Over various time frames, the stock has underperformed the Sensex benchmark considerably. The year-to-date (YTD) return is -50.93% compared to Sensex’s -10.78%, and the one-year return is -47.67% against Sensex’s positive 2.71%. However, the long-term performance remains impressive, with a three-year return of 184.81% and a ten-year return exceeding 3,490%, far outpacing the Sensex’s 28.58% and 207.61% respectively.
Valuation Metrics: P/E and P/BV Ratios
The company’s current P/E ratio stands at 31.68, which, while elevated relative to many sectors, is considered very attractive within its capital markets peer group. This is a marked improvement from previous valuations and reflects the recent price correction. The P/BV ratio is 2.85, signalling a moderate premium over book value but still within a range that investors find reasonable given the company’s return metrics.

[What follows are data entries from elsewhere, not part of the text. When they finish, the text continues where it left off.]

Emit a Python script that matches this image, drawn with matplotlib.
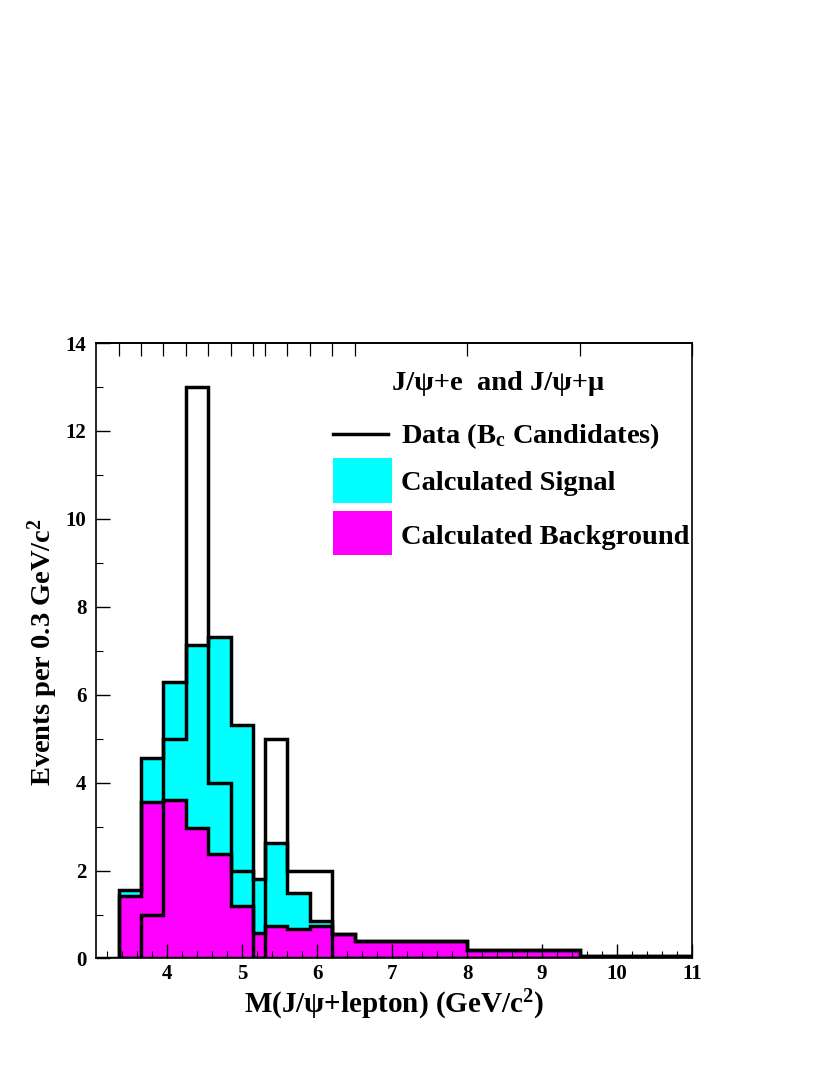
import matplotlib
matplotlib.use("Agg")
import matplotlib.pyplot as plt
from matplotlib.patches import Rectangle
from matplotlib.lines import Line2D
import numpy as np

# ---------------- data ----------------
bin_edges = [3.35, 3.65, 3.95, 4.25, 4.55, 4.85, 5.15, 5.3, 5.6, 5.9, 6.2, 6.5, 8.0, 9.5, 11.0]
background = [1.42, 3.56, 3.60, 2.97, 2.37, 1.20, 0.58, 0.73, 0.67, 0.75, 0.55, 0.39, 0.19, 0.06]
signal = [0.13, 1.00, 2.70, 4.17, 4.94, 4.12, 1.22, 1.90, 0.82, 0.10, 0.00, 0.00, 0.00, 0.00]
data_counts = [0, 1, 5, 13, 4, 2, 0, 5, 2, 2, 0, 0, 0, 0]

x_major_ticks = [4, 5, 6, 7, 8, 9, 10, 11]
y_major_ticks = [0, 2, 4, 6, 8, 10, 12, 14]

xlabel = r"M(J/ψ+lepton) (GeV/c$^{2}$)"
ylabel = r"Events per 0.3 GeV/c$^{2}$"
legend_title = "J/ψ+e  and J/ψ+μ"
legend_labels = [r"Data (B$_{\mathrm{c}}$ Candidates)", "Calculated Signal", "Calculated Background"]

CYAN = "#00FFFF"
MAGENTA = "#FF00FF"

# ---------------- style ----------------
plt.rcParams["font.family"] = ["Liberation Serif", "DejaVu Serif"]
plt.rcParams["font.weight"] = "bold"
plt.rcParams["mathtext.fontset"] = "custom"
plt.rcParams["mathtext.rm"] = "Liberation Serif:bold"
plt.rcParams["mathtext.it"] = "Liberation Serif:bold:italic"
plt.rcParams["mathtext.bf"] = "Liberation Serif:bold"

fig = plt.figure(figsize=(8.3, 10.75), dpi=100)
ax = fig.add_axes([0.1157, 0.1084, 0.718, 0.5725])

edges = np.array(bin_edges)
bg = np.array(background)
total = bg + np.array(signal)
dat = np.array(data_counts)

LW = 2.5
# fills
ax.stairs(total, edges, fill=True, color=CYAN, lw=0, zorder=1)
ax.stairs(bg, edges, fill=True, color=MAGENTA, lw=0, zorder=1.1)
# outlines
ax.stairs(total, edges, fill=False, color="black", lw=LW, zorder=2)
ax.stairs(bg, edges, fill=False, color="black", lw=LW, zorder=2.1)
ax.stairs(dat, edges, fill=False, color="black", lw=LW, zorder=2.2)
ax.axhline(0, color="black", lw=LW, zorder=2.2)

ax.set_xlim(3.05, 11.0)
ax.set_ylim(0, 14)

ax.set_xticks(x_major_ticks)
ax.set_xticks(np.arange(3.2, 11.0, 0.2), minor=True)
ax.set_yticks(y_major_ticks)
ax.set_yticks(np.arange(0, 14.01, 1), minor=True)
ax.tick_params(axis="both", which="major", direction="in", length=10, width=1,
               labelsize=15, top=False, right=False)
ax.tick_params(axis="both", which="minor", direction="in", length=5, width=0.8,
               top=False, right=False)
ax.tick_params(axis="x", which="major", pad=4)
ax.tick_params(axis="y", which="major", pad=7)
for lab in ax.get_xticklabels() + ax.get_yticklabels():
    lab.set_fontweight("bold")
for sp in ax.spines.values():
    sp.set_linewidth(1.2)

# top ticks at the bin edges
sec = ax.secondary_xaxis("top")
sec.set_xticks(bin_edges)
sec.set_xticklabels([])
sec.tick_params(direction="in", length=9, width=0.9)
sec.spines["top"].set_linewidth(1.2)

ax.set_xlabel(xlabel, fontsize=21, fontweight="bold")
ax.set_ylabel(ylabel, fontsize=20.5, fontweight="bold")
ax.xaxis.set_label_coords(0.50, -0.048)
ax.yaxis.set_label_coords(-0.061, 0.498)

# legend drawn by hand
T = ax.transAxes
ax.text(0.497, 0.934, legend_title, transform=T, fontsize=20.5, fontweight="bold",
        va="center", ha="left")
ax.add_line(Line2D([0.398, 0.490], [0.852, 0.852], transform=T, color="black", lw=LW))
ax.add_patch(Rectangle((0.398, 0.740), 0.099, 0.073, transform=T, facecolor=CYAN,
                       edgecolor="none"))
ax.add_patch(Rectangle((0.398, 0.6556), 0.099, 0.0714, transform=T, facecolor=MAGENTA,
                       edgecolor="none"))
ax.text(0.512, 0.849, legend_labels[0], transform=T, fontsize=20.5, fontweight="bold",
        va="center", ha="left")
ax.text(0.512, 0.771, legend_labels[1], transform=T, fontsize=20.5, fontweight="bold",
        va="center", ha="left")
ax.text(0.512, 0.684, legend_labels[2], transform=T, fontsize=20.5, fontweight="bold",
        va="center", ha="left")

fig.savefig("out.png", dpi=100)
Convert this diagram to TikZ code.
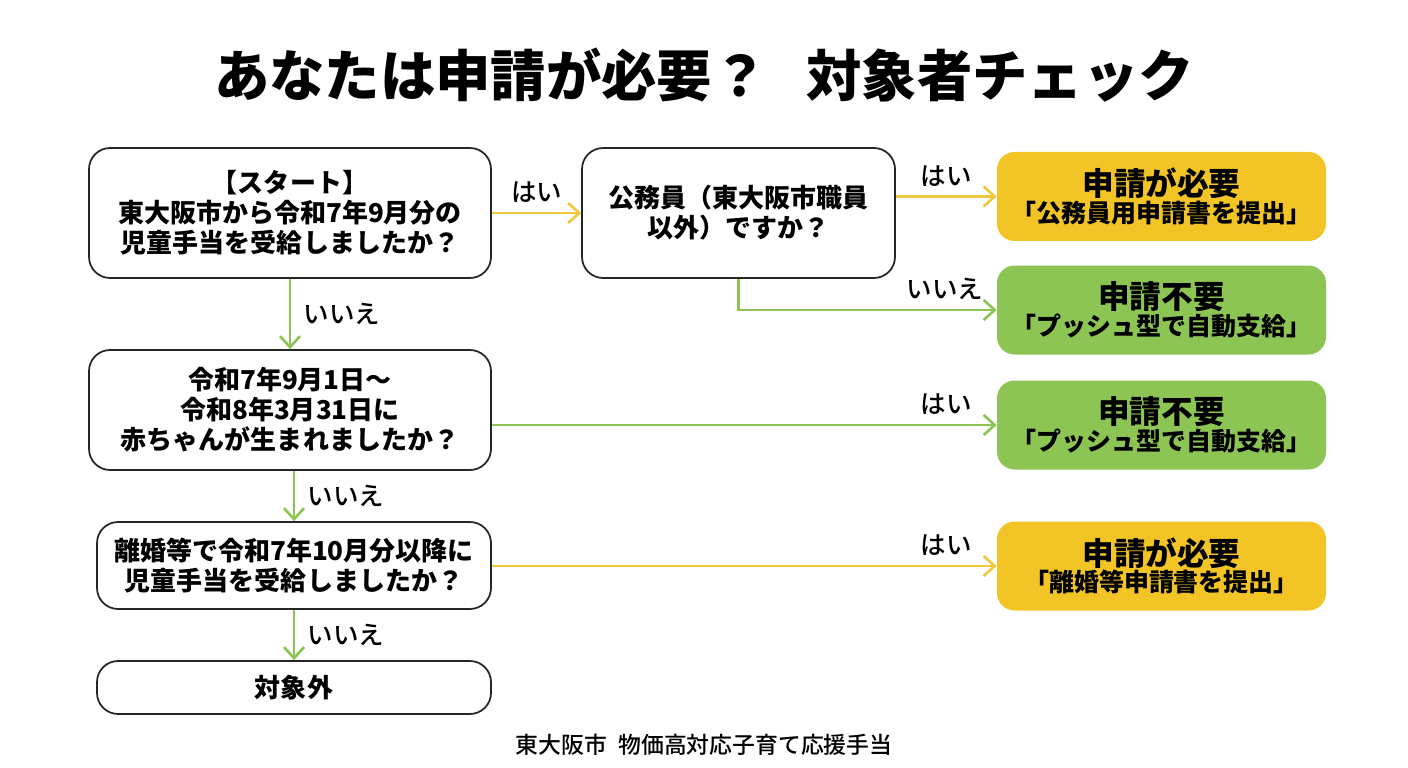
\documentclass[tikz,border=0pt]{standalone}
\usepackage{fontspec}
\setmainfont{Noto Sans CJK JP}
\newfontfamily\midfont{Noto Sans CJK JP Medium}
\usetikzlibrary{arrows.meta,calc}
\definecolor{NeedClr}{HTML}{F3C426}
\definecolor{FreeClr}{HTML}{8DC554}
\definecolor{YesLine}{HTML}{EFC83C}
\definecolor{NoLine}{HTML}{8DC554}

\begin{document}
\begin{tikzpicture}[
  qbox/.style={draw=black!85,line width=1pt,rounded corners=12pt,fill=white,
    align=center,inner sep=0pt,font=\bfseries\fontsize{14.8}{17}\selectfont},
  rbox/.style={rounded corners=10pt,align=center,inner sep=0pt,
    minimum width=6.58cm,minimum height=1.78cm},
  need/.style={rbox,fill=NeedClr},
  free/.style={rbox,fill=FreeClr},
  lbl/.style={font=\midfont\fontsize{14.5}{16}\selectfont,inner sep=1pt},
  yesarr/.style={YesLine,line width=1.5pt,-{Straight Barb[length=2.2mm,width=4mm]}},
  noarr/.style={NoLine,line width=1.5pt,-{Straight Barb[length=2.2mm,width=4mm]}}]
\useasboundingbox (0,0) rectangle (28.16,-15.36);

\node[font=\bfseries\fontsize{31.5}{36}\selectfont] (title) at (14.08,-1.5)
  {あなたは申請が必要？\hspace{0.7em}対象者チェック};

% questions
\node[qbox,minimum width=8.04cm,minimum height=2.6cm] (start) at (5.8,-4.26)
  {【スタート】\\東大阪市から令和7年9月分の\\児童手当を受給しましたか？};
\node[qbox,minimum width=6.26cm,minimum height=2.6cm] (koumu) at (14.77,-4.26)
  {公務員（東大阪市職員\\以外）ですか？};
\node[qbox,minimum width=8.04cm,minimum height=2.4cm] (birth) at (5.8,-8.2)
  {令和7年9月1日〜\\令和8年3月31日に\\赤ちゃんが生まれましたか？};
\node[qbox,minimum width=7.88cm,minimum height=1.74cm] (rikon) at (5.88,-11.31)
  {離婚等で令和7年10月分以降に\\児童手当を受給しましたか？};
\node[qbox,minimum width=7.88cm,minimum height=1.06cm] (out) at (5.88,-13.75)
  {対象外};

% results
\node[need] (r1) at (23.23,-3.93)
  {{\bfseries\fontsize{18}{22}\selectfont 申請が必要}\\{\bfseries\fontsize{14.2}{19}\selectfont 「公務員用申請書を提出」}};
\node[free] (r2) at (23.23,-6.2)
  {{\bfseries\fontsize{18}{22}\selectfont 申請不要}\\{\bfseries\fontsize{14.2}{19}\selectfont 「プッシュ型で自動支給」}};
\node[free] (r3) at (23.23,-8.5)
  {{\bfseries\fontsize{18}{22}\selectfont 申請不要}\\{\bfseries\fontsize{14.2}{19}\selectfont 「プッシュ型で自動支給」}};
\node[need] (r4) at (23.23,-11.32)
  {{\bfseries\fontsize{18}{22}\selectfont 申請が必要}\\{\bfseries\fontsize{14.2}{19}\selectfont 「離婚等申請書を提出」}};

% connectors
\draw[yesarr] (start) -- (koumu) node[lbl,black,above=4pt,pos=0.5] {はい};
\draw[yesarr] (koumu.east |- r1.west) -- (r1.west) node[lbl,black,above=4pt,pos=0.5] {はい};
\draw[noarr] (koumu.south) |- (r2.west) node[lbl,black,above=4pt,pos=0.9] {いいえ};
\draw[noarr] (start.south) -- (birth.north) node[lbl,black,right=6pt,pos=0.5] {いいえ};
\draw[noarr] (birth.east |- r3.west) -- (r3.west) node[lbl,black,above=4pt,pos=0.9] {はい};
\draw[noarr] (birth.south -| rikon.north) -- (rikon.north) node[lbl,black,right=6pt,pos=0.5] {いいえ};
\draw[yesarr] (rikon.east |- r4.west) -- (r4.west) node[lbl,black,above=4pt,pos=0.9] {はい};
\draw[noarr] (rikon.south) -- (out.north) node[lbl,black,right=6pt,pos=0.5] {いいえ};

\node[font=\midfont\fontsize{13}{15}\selectfont] (foot) at (14.08,-14.9)
  {東大阪市\hspace{0.5em}物価高対応子育て応援手当};
\end{tikzpicture}
\end{document}
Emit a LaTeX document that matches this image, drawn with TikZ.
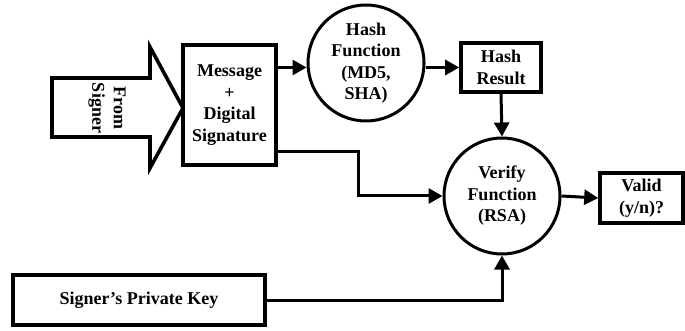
\documentclass[tikz,border=0pt]{standalone}
\usepackage{fontspec}
\setmainfont{Liberation Serif}
\usetikzlibrary{arrows.meta}
\begin{document}
\begin{tikzpicture}[x=1pt,y=-1pt,
  line width=3pt,
  lbl/.style={font=\fontsize{18}{21.5}\selectfont\bfseries, align=center},
  box/.style={draw, lbl, inner sep=0pt, line width=3.6pt},
  circ/.style={draw, circle, lbl, minimum size=116pt, inner sep=0pt, line width=3pt},
  arr/.style={-{Triangle[length=14pt,width=15pt]}, line width=3pt}]
\useasboundingbox (0,0) rectangle (685,331);

% large block arrow coming in from the signer
\draw[line width=3.6pt, line join=miter] (52,78) -- (150,78) -- (150,47) -- (183,108)
  -- (150,168) -- (150,137) -- (52,137) -- cycle;
\node[lbl, rotate=-90] (from) at (107,108) {From\\Signer};

% blocks
\node[box, minimum width=93pt, minimum height=120pt] (msg) at (229.5,105)
  {Message\\+\\Digital\\Signature};
\node[circ] (hash) at (366,63) {Hash\\Function\\(MD5,\\SHA)};
\node[box, minimum width=80pt, minimum height=49pt] (hr) at (501,67.5) {Hash\\Result};
\node[circ] (verify) at (502,196) {Verify\\Function\\(RSA)};
\node[box, minimum width=83pt, minimum height=50pt] (valid) at (641.5,198) {Valid\\(y/n)?};
\node[box, minimum width=252pt, minimum height=50pt] (key) at (139,300) {Signer’s Private Key};

% connectors
\draw[arr] (msg.east |- hr.west) -- (hash.west |- hr.west);
\draw[arr] (hash.east |- hr.west) -- (hr.west);
\draw[arr] (hr.south) -- (verify.north);
\coordinate (bend) at (358,152);
\draw[arr] (msg.east |- bend) -- (bend) |- (verify.west);
\draw[arr] (verify.east) -- (valid.west);
\draw[arr] (key.east) -| (verify.south);
\end{tikzpicture}
\end{document}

Comparatively, peers such as Go Digit General and Star Health Insurance trade at P/E ratios above 60, with valuation grades marked as very expensive. Aditya AMC and Anand Rathi Wealth also command high multiples, with P/E ratios near 29 and 70 respectively. In contrast, Systematix’s valuation now stands out as very attractive, especially considering its robust return on capital employed (ROCE) of 72.13% and return on equity (ROE) of 14.48%.
Enterprise Value Multiples and Profitability
Enterprise value to EBITDA (EV/EBITDA) is 16.29, and EV to EBIT is 18.01, both reflecting a reasonable valuation given the company’s profitability profile. The EV to capital employed ratio is 8.75, underscoring efficient capital utilisation. These multiples compare favourably to peers such as Go Digit General, which has an EV/EBITDA of 130.07, and Anand Rathi Wealth at 52.24, indicating Systematix is trading at a significant discount on an enterprise value basis.
Dividend yield remains modest at 0.15%, consistent with the company’s growth focus and reinvestment strategy. The PEG ratio is reported as zero, which may indicate either a lack of consensus on earnings growth or a data anomaly, but given the valuation and returns, the stock’s price appears to be discounting future growth conservatively.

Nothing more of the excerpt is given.